French multinational firm Schneider Electric has also been stepping up investment in the Chinese market. In 2023 alone, the company established world-class research and development (R&D) institutions in China, including DP China Hub, China Automation R&D Center, Secure Power Innovation Lab and AI Innovation Lab.

"Looking forward, we expect to establish more R&D institutions and introduce more cutting-edge products and solutions to empower Chinese users and partners, and support them to accelerate the dual-transformation," Yin Zheng, executive vice president of China & East Asia Operations at Schneider Electric, told the Global Times.

Although some Western officials and media outlets are claiming that foreign businesses are leaving the Chinese market, the fact is that more and more multinationals are expanding their presence in China, as the Chinese economy continues to recover and greater efforts are being taken to attract investment. 

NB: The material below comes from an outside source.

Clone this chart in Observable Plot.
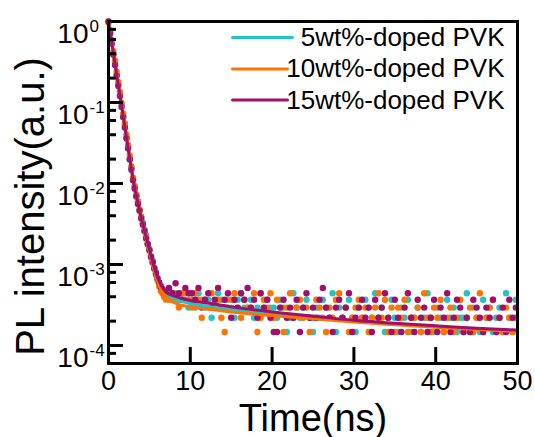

In January, foreign direct investment in the Chinese mainland in actual use jumped by 20.4 percent from December 2023, that represented an 11.7 percent drop on a year-on-year basis, according to the Chinese Commerce Ministry. Meanwhile, 4,588 new foreign-invested firms were established across the country, up 74.4 percent year-on-year. Also encouraging is that FDI in the high-tech manufacturing sector soared 40.6 percent year on year in January.

This comes even as some Western countries, particularly the US, have been trying to pressure or even force global businesses away from investing in China, in their ill intention to contain China's economic development. The US, for example, has outright banned US investments in certain Chinese high-tech industries. While the EU has also taken what Chinese officials and experts say are protectionist moves against Chinese products and investments. 

In interviews with the Global Times, many multinational companies have voiced firm support for multilateralism, free trade and mutually beneficial cooperation. 

"The aviation industry is a global industry, a platform that connects people, places, and promotes cultural exchanges around the world. As a global company rooted in Europe, Airbus supports multilateralism and free trade, and advocates win-win cooperation," Airbus said.

FDI into China will likely increase in 2024, as the country takes greater efforts to attract foreign investment, according to experts and businesses. 

"We believe that China will maintain its positive attitude towards foreign companies with the further opening up of the economy and optimization of the business environment. We are also expecting China to take more actions to further stimulate local consumption and boost market confidence," German multinational firm Henkel AG told the Global Times.

Raymund Chao, a member of the 14th National Committee of the Chinese People's Political Consultative Conference, China's top political advisory body, and chairman of PwC Asia Pacific and China, called for more efforts to address various challenges faced by foreign businesses when they try to attract more foreign investment. 

Specifically, Chao said that access to more services sectors such as healthcare, elderly care, financial and telecommunications should be expanded accordingly, among others, according to his proposal to the two sessions shared with the Global Times.